Platforms must do more to respond to the needs of advisers to secure their long-term future, according to a report by Defaqto.
The report, Adviser Platforms in the UK 2008: Stand and Deliver, says many advisers are still in the process of testing out different platforms and are yet to commit to one in particular.
Defaqto says its research into the principals of wrap ownership shows there is a low level of support for life office and IFA co-operative wraps.
There is, however, strong backing for the concept of independent providers.
Only 6 per cent of advisers say a life office would be their preferred platform provider while 11 per cent opt for an investment firm, 4 per cent for a bank and 37 per cent for an independent provider.

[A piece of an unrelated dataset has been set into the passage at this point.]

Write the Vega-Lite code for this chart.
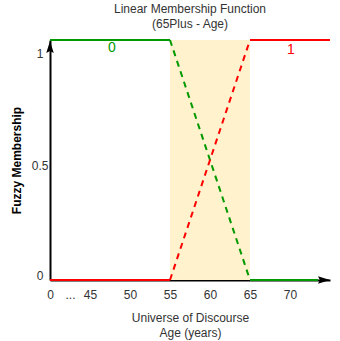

Only 2 per cent say that they would prefer an IFA cooperative wrap.
Defaqto says platforms must target adviser networks and support groups which have yet to take a stance on platforms or commit to a preferred partner.
It says providers will need to highlight the positive experiences of those already enjoying the concept of platform technology.
Defaqto principal consultant for pensions and wealth management Matt Ward says: “It would appear from our research that many IFAs are still testing out platform solutions ahead of further commitment to one or two partners.
“It is vitally important for providers to ensure that IFA supporters are clear about the capability of the services and systems on offer.”
In its research, Defaqto looked at adviser business habits, opinion on industry issues and perception of service standards within the platform arena.
Ward says: “Everyone who is involved in the market, whether as an active or potential participant, will benefit from understanding more fully how the market is moving and how propositions are developing.”